Problem description
Copy the data below exactly, omitting any picture it contains.

Supplied information
========================================

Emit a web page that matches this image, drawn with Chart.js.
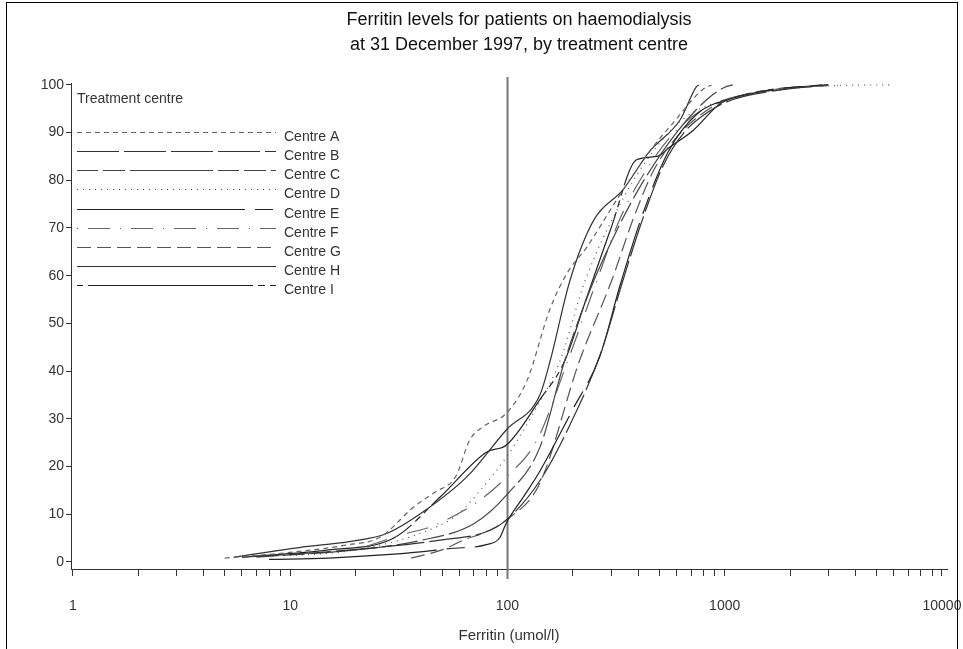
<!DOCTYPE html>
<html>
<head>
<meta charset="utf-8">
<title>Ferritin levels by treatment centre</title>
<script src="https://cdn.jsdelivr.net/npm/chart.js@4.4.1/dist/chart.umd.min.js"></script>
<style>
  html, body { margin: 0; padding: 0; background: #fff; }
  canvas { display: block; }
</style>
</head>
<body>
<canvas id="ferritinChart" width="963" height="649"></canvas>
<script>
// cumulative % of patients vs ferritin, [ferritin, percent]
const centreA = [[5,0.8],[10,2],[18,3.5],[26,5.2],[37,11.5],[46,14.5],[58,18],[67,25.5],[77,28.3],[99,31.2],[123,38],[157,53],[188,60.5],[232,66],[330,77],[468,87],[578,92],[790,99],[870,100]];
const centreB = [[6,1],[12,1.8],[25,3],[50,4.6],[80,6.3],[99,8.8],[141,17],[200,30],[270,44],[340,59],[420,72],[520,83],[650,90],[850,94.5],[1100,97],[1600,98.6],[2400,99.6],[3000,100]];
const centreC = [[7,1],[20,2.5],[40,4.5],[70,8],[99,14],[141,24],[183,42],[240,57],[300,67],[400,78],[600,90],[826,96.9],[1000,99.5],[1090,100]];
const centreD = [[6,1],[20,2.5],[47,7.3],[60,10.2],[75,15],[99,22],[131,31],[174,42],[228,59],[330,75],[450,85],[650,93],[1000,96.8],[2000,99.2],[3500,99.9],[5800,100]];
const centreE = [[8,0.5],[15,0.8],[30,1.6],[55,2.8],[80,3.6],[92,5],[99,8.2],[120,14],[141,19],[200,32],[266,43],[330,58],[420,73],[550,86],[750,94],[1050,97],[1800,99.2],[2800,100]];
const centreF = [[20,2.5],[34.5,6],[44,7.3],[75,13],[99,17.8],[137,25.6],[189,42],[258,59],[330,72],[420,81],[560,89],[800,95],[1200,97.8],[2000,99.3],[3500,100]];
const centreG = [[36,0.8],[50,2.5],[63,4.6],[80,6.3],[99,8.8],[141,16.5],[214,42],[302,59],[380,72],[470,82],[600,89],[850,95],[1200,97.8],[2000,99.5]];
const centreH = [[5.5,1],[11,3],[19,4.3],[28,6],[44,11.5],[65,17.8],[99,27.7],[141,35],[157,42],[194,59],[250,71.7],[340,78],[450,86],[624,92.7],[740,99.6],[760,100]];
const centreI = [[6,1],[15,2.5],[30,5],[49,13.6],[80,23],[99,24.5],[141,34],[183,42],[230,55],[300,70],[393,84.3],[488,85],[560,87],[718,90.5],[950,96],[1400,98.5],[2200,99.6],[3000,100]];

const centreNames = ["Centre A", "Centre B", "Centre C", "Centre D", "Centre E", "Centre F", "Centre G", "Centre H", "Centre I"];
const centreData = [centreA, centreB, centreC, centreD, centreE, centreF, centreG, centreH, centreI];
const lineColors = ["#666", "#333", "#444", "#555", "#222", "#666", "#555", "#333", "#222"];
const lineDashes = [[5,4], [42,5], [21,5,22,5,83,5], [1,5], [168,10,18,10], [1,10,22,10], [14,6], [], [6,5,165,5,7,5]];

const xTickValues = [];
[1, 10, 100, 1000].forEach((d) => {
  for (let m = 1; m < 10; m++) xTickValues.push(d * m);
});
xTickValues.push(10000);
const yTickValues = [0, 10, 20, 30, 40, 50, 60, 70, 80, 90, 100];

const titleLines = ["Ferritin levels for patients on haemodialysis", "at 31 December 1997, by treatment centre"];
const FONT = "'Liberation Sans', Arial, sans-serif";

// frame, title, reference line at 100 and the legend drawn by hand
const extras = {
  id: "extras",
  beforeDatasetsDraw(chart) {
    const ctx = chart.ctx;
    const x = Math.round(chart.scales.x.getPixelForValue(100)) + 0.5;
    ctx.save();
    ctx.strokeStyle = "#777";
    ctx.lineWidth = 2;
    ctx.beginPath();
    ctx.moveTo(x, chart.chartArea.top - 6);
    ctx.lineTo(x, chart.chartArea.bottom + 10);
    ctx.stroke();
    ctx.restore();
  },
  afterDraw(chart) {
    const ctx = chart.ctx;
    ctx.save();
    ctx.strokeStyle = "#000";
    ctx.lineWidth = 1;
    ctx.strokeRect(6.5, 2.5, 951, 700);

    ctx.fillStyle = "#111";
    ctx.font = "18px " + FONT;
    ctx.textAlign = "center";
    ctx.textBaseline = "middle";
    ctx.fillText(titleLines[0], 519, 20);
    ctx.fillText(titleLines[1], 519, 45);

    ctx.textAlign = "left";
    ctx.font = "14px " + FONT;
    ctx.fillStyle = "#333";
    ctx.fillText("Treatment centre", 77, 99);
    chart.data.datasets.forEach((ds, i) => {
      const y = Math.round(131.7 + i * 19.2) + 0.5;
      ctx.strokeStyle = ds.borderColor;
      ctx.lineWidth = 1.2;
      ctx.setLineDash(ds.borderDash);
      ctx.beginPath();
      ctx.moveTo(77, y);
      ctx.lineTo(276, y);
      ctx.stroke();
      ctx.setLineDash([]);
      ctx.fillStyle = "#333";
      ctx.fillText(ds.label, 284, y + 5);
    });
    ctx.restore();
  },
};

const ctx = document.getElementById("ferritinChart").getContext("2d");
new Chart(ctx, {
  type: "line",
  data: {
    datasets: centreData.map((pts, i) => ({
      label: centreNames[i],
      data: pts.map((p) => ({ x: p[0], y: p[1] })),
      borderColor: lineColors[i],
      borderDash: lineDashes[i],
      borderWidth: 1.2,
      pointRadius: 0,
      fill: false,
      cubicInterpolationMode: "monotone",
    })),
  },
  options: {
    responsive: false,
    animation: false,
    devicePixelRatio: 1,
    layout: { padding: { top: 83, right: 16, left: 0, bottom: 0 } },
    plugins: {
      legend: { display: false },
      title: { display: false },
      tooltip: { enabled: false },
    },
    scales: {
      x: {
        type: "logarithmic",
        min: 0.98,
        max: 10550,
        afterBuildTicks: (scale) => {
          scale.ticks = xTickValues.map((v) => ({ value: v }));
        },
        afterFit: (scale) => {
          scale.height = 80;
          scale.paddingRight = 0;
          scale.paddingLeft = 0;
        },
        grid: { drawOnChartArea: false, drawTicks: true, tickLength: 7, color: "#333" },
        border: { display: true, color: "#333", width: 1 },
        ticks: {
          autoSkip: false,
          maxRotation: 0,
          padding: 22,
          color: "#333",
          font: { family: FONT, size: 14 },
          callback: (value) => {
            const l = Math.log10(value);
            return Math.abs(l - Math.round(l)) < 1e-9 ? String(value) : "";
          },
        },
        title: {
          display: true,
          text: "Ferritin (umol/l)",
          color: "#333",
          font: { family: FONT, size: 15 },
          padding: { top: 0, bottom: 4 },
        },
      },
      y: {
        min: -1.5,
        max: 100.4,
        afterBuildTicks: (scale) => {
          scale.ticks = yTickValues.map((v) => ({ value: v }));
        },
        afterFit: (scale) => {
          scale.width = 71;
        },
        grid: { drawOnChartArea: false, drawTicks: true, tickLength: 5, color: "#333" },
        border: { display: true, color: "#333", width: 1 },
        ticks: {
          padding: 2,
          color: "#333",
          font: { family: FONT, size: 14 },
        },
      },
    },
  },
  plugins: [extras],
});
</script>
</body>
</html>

========================================

Reply
Emit a web page that matches this image, drawn with Chart.js.
<!DOCTYPE html>
<html>
<head>
<meta charset="utf-8">
<title>Ferritin levels by treatment centre</title>
<script src="https://cdn.jsdelivr.net/npm/chart.js@4.4.1/dist/chart.umd.min.js"></script>
<style>
  html, body { margin: 0; padding: 0; background: #fff; }
  canvas { display: block; }
</style>
</head>
<body>
<canvas id="ferritinChart" width="963" height="649"></canvas>
<script>
// cumulative % of patients vs ferritin, [ferritin, percent]
const centreA = [[5,0.8],[10,2],[18,3.5],[26,5.2],[37,11.5],[46,14.5],[58,18],[67,25.5],[77,28.3],[99,31.2],[123,38],[157,53],[188,60.5],[232,66],[330,77],[468,87],[578,92],[790,99],[870,100]];
const centreB = [[6,1],[12,1.8],[25,3],[50,4.6],[80,6.3],[99,8.8],[141,17],[200,30],[270,44],[340,59],[420,72],[520,83],[650,90],[850,94.5],[1100,97],[1600,98.6],[2400,99.6],[3000,100]];
const centreC = [[7,1],[20,2.5],[40,4.5],[70,8],[99,14],[141,24],[183,42],[240,57],[300,67],[400,78],[600,90],[826,96.9],[1000,99.5],[1090,100]];
const centreD = [[6,1],[20,2.5],[47,7.3],[60,10.2],[75,15],[99,22],[131,31],[174,42],[228,59],[330,75],[450,85],[650,93],[1000,96.8],[2000,99.2],[3500,99.9],[5800,100]];
const centreE = [[8,0.5],[15,0.8],[30,1.6],[55,2.8],[80,3.6],[92,5],[99,8.2],[120,14],[141,19],[200,32],[266,43],[330,58],[420,73],[550,86],[750,94],[1050,97],[1800,99.2],[2800,100]];
const centreF = [[20,2.5],[34.5,6],[44,7.3],[75,13],[99,17.8],[137,25.6],[189,42],[258,59],[330,72],[420,81],[560,89],[800,95],[1200,97.8],[2000,99.3],[3500,100]];
const centreG = [[36,0.8],[50,2.5],[63,4.6],[80,6.3],[99,8.8],[141,16.5],[214,42],[302,59],[380,72],[470,82],[600,89],[850,95],[1200,97.8],[2000,99.5]];
const centreH = [[5.5,1],[11,3],[19,4.3],[28,6],[44,11.5],[65,17.8],[99,27.7],[141,35],[157,42],[194,59],[250,71.7],[340,78],[450,86],[624,92.7],[740,99.6],[760,100]];
const centreI = [[6,1],[15,2.5],[30,5],[49,13.6],[80,23],[99,24.5],[141,34],[183,42],[230,55],[300,70],[393,84.3],[488,85],[560,87],[718,90.5],[950,96],[1400,98.5],[2200,99.6],[3000,100]];

const centreNames = ["Centre A", "Centre B", "Centre C", "Centre D", "Centre E", "Centre F", "Centre G", "Centre H", "Centre I"];
const centreData = [centreA, centreB, centreC, centreD, centreE, centreF, centreG, centreH, centreI];
const lineColors = ["#666", "#333", "#444", "#555", "#222", "#666", "#555", "#333", "#222"];
const lineDashes = [[5,4], [42,5], [21,5,22,5,83,5], [1,5], [168,10,18,10], [1,10,22,10], [14,6], [], [6,5,165,5,7,5]];

const xTickValues = [];
[1, 10, 100, 1000].forEach((d) => {
  for (let m = 1; m < 10; m++) xTickValues.push(d * m);
});
xTickValues.push(10000);
const yTickValues = [0, 10, 20, 30, 40, 50, 60, 70, 80, 90, 100];

const titleLines = ["Ferritin levels for patients on haemodialysis", "at 31 December 1997, by treatment centre"];
const FONT = "'Liberation Sans', Arial, sans-serif";

// frame, title, reference line at 100 and the legend drawn by hand
const extras = {
  id: "extras",
  beforeDatasetsDraw(chart) {
    const ctx = chart.ctx;
    const x = Math.round(chart.scales.x.getPixelForValue(100)) + 0.5;
    ctx.save();
    ctx.strokeStyle = "#777";
    ctx.lineWidth = 2;
    ctx.beginPath();
    ctx.moveTo(x, chart.chartArea.top - 6);
    ctx.lineTo(x, chart.chartArea.bottom + 10);
    ctx.stroke();
    ctx.restore();
  },
  afterDraw(chart) {
    const ctx = chart.ctx;
    ctx.save();
    ctx.strokeStyle = "#000";
    ctx.lineWidth = 1;
    ctx.strokeRect(6.5, 2.5, 951, 700);

    ctx.fillStyle = "#111";
    ctx.font = "18px " + FONT;
    ctx.textAlign = "center";
    ctx.textBaseline = "middle";
    ctx.fillText(titleLines[0], 519, 20);
    ctx.fillText(titleLines[1], 519, 45);

    ctx.textAlign = "left";
    ctx.font = "14px " + FONT;
    ctx.fillStyle = "#333";
    ctx.fillText("Treatment centre", 77, 99);
    chart.data.datasets.forEach((ds, i) => {
      const y = Math.round(131.7 + i * 19.2) + 0.5;
      ctx.strokeStyle = ds.borderColor;
      ctx.lineWidth = 1.2;
      ctx.setLineDash(ds.borderDash);
      ctx.beginPath();
      ctx.moveTo(77, y);
      ctx.lineTo(276, y);
      ctx.stroke();
      ctx.setLineDash([]);
      ctx.fillStyle = "#333";
      ctx.fillText(ds.label, 284, y + 5);
    });
    ctx.restore();
  },
};

const ctx = document.getElementById("ferritinChart").getContext("2d");
new Chart(ctx, {
  type: "line",
  data: {
    datasets: centreData.map((pts, i) => ({
      label: centreNames[i],
      data: pts.map((p) => ({ x: p[0], y: p[1] })),
      borderColor: lineColors[i],
      borderDash: lineDashes[i],
      borderWidth: 1.2,
      pointRadius: 0,
      fill: false,
      cubicInterpolationMode: "monotone",
    })),
  },
  options: {
    responsive: false,
    animation: false,
    devicePixelRatio: 1,
    layout: { padding: { top: 83, right: 16, left: 0, bottom: 0 } },
    plugins: {
      legend: { display: false },
      title: { display: false },
      tooltip: { enabled: false },
    },
    scales: {
      x: {
        type: "logarithmic",
        min: 0.98,
        max: 10550,
        afterBuildTicks: (scale) => {
          scale.ticks = xTickValues.map((v) => ({ value: v }));
        },
        afterFit: (scale) => {
          scale.height = 80;
          scale.paddingRight = 0;
          scale.paddingLeft = 0;
        },
        grid: { drawOnChartArea: false, drawTicks: true, tickLength: 7, color: "#333" },
        border: { display: true, color: "#333", width: 1 },
        ticks: {
          autoSkip: false,
          maxRotation: 0,
          padding: 22,
          color: "#333",
          font: { family: FONT, size: 14 },
          callback: (value) => {
            const l = Math.log10(value);
            return Math.abs(l - Math.round(l)) < 1e-9 ? String(value) : "";
          },
        },
        title: {
          display: true,
          text: "Ferritin (umol/l)",
          color: "#333",
          font: { family: FONT, size: 15 },
          padding: { top: 0, bottom: 4 },
        },
      },
      y: {
        min: -1.5,
        max: 100.4,
        afterBuildTicks: (scale) => {
          scale.ticks = yTickValues.map((v) => ({ value: v }));
        },
        afterFit: (scale) => {
          scale.width = 71;
        },
        grid: { drawOnChartArea: false, drawTicks: true, tickLength: 5, color: "#333" },
        border: { display: true, color: "#333", width: 1 },
        ticks: {
          padding: 2,
          color: "#333",
          font: { family: FONT, size: 14 },
        },
      },
    },
  },
  plugins: [extras],
});
</script>
</body>
</html>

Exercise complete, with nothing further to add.